El lunes 28 de julio me violentaron el cuerpo. Estaba llamando de un teléfono público en el parque Carlos E. Restrepo, en Medellín, cuando un hombre me agarró la nalga, mi única defensa fue empezar a gritar, pidiéndole respeto. Eran las seis de la tarde y había bastante gente en este parque, muchos se dieron cuenta, pero solo me miraban, mientras el hombre seguía caminando con tranquilidad.
No tengo un dolor físico, pero me duele adentro, no solo por ese irrespeto a mi territorio, a mi cuerpo, en el que supuestamente yo decido quién me toca y quién no, sino también por la indiferencia de la gente, y con esto no me refiero a que esperaba que alguien saliera a darle una golpiza a ese hombre, sino que por lo menos se acercara a preguntarme qué me pasaba y por qué estaba llorando de esa manera tan descontrolada. Parece que el maltrato a una mujer está normalizado dentro de nuestra sociedad, caracterizada por el individualismo y la cultura pasiva frente al dolor del otro.
Comencé a pensar en las mujeres que han sido violadas, maltratadas, asesinadas, y cuántas de esas acciones se hubieran podido evitar con la ayuda de otras personas. La justificación de estos actos casi siempre es para el hombre: porque ella le estaba coqueteando, porque tenía una falda muy cortica, porque lo provocó, pero ninguno de estos argumentos tiene validez cuando no existe el consentimiento de la mujer. Es como si el cuerpo de la mujer fuera simplemente un objeto, un pedazo de carne que no siente y que se puede manosear o penetrar a su antojo. Nos tocan en el bus, en la calle, en el Transmilenio, en el Metro, en las escuelas y hasta en la propia casa, pero “eso es normal, no le pare bolas que eso pasa todos los días”.
Se habla de las condiciones igualitarias que ahora tenemos, pero se desconoce la realidad de mujeres que aún no pueden decidir sobre su cuerpo, sobre sus oficios, sobre sus creencias. Y lo peor, es que la mayoría de nosotras ha sido víctima de estos hechos, en conversaciones con amigas surgen historias como: “cuando estaba chiquita el señor de la tienda me alzó el vestido”, “el que era mi entrenador entró a la pieza en la que yo me estaba midiendo un uniforme y me dijo que me tocara los senos”, o hasta una compañera de universidad que en medio de una película en la que se muestra una violación salió llorando del salón y al otro día me confesó que el padrastro abusó de ella…

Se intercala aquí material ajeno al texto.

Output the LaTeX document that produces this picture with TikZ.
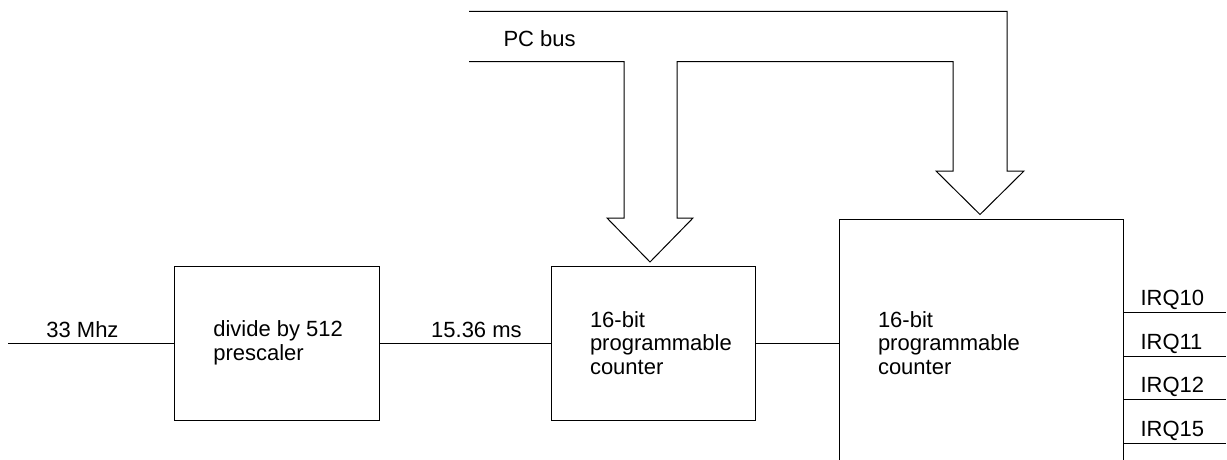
\documentclass[tikz,border=0pt]{standalone}
\usepackage{fontspec}
\setmainfont{Liberation Sans}
\usepackage{tikz}

\tikzset{
  block/.style={draw, minimum width=205pt, minimum height=154pt, inner sep=0pt},
  blocktext/.style={anchor=west, align=left, inner sep=0pt, font=\fontsize{22pt}{23.5pt}\selectfont},
  siglabel/.style={anchor=base, inner sep=0pt, font=\fontsize{22pt}{23.5pt}\selectfont}
}

\begin{document}
\begin{tikzpicture}[x=1pt, y=-1pt, line width=1pt]
          % Page frame
          \clip (0,0) rectangle (1227,460);
          % Draw blocks
          \node[block] (pre) at (276.8,343) {};
          \node[block, minimum width=204pt] (cntA) at (653,343) {};
          \node[block, minimum width=284pt, minimum height=262pt] (cntB) at (981,350) {};
          \coordinate (cntBin) at (cntA.east -| cntB.west);
          % Block texts
          \node[blocktext] (preText) at ([xshift=39pt]pre.west) {divide by 512\\prescaler};
          \node[blocktext] (cntAText) at ([xshift=39pt]cntA.west) {16-bit\\programmable\\counter};
          \node[blocktext] (cntBText) at ([xshift=39pt]cntBin) {16-bit\\programmable\\counter};
          % Draw signal lines
          \coordinate (clk) at (8,343);
          \draw (clk) -- (pre.west) node[siglabel, pos=0.449, yshift=6pt] (clkText) {33 Mhz};
          \draw (pre.east) -- (cntA.west) node[siglabel, pos=0.566, yshift=6pt] (tickText) {15.36 ms};
          \draw (cntA.east) -- (cntBin);
          % Draw IRQ outputs
          \foreach \irq/\yy in {10/312, 11/356, 12/399, 15/443} {
            \coordinate (irq\irq) at (1226,\yy);
            \draw (cntB.east |- irq\irq) -- (irq\irq);
            \node[siglabel, anchor=base west] (irqText\irq) at (1140,\yy-7) {IRQ\irq};
          }
          % Draw PC bus (hollow arrows)
          \draw (469,61.7) -- (624,61.7) -- (624,218) -- (607,218) -- (650,262) -- (693,218)
                -- (677,218) -- (677,61.7) -- (953,61.7) -- (953,171) -- (936,171) -- (980,214.5)
                -- (1024,171) -- (1007,171) -- (1007,11.3) -- (469,11.3);
          \node[siglabel, anchor=base west] (busText) at (503,46.5) {PC bus};
        \end{tikzpicture}
\end{document}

Por favor, cuando usted vea que una mujer está siendo violentada, ¡ayúdela! Piense que en cada mujer va su mamá, su hermana, su abuela, su compañera, y el dolor de una, es el dolor de todas, el dolor de un solo ser humano, es el dolor de toda la humanidad. Unamos nuestras fuerzas para que las mujeres podamos ir con tranquilidad por las ciudades y las montañas, no necesitamos golpes para los agresores, necesitamos un cambio de mentalidad en el que se reconozca realmente que las mujeres somos libres, somos seres hermosos y sensibles que buscamos la felicidad desde lo que somos (negras, blancas, indígenas, campesinas…) y desde lo que hacemos (amas de casa, vendedoras, periodistas, mamás, estudiantes, secretarias…). Recuerden que con cada acto de violencia en nuestros cuerpos quedan huellas y temores, y con miedo no es posible construir un mundo más igualitario, un mundo con más amor.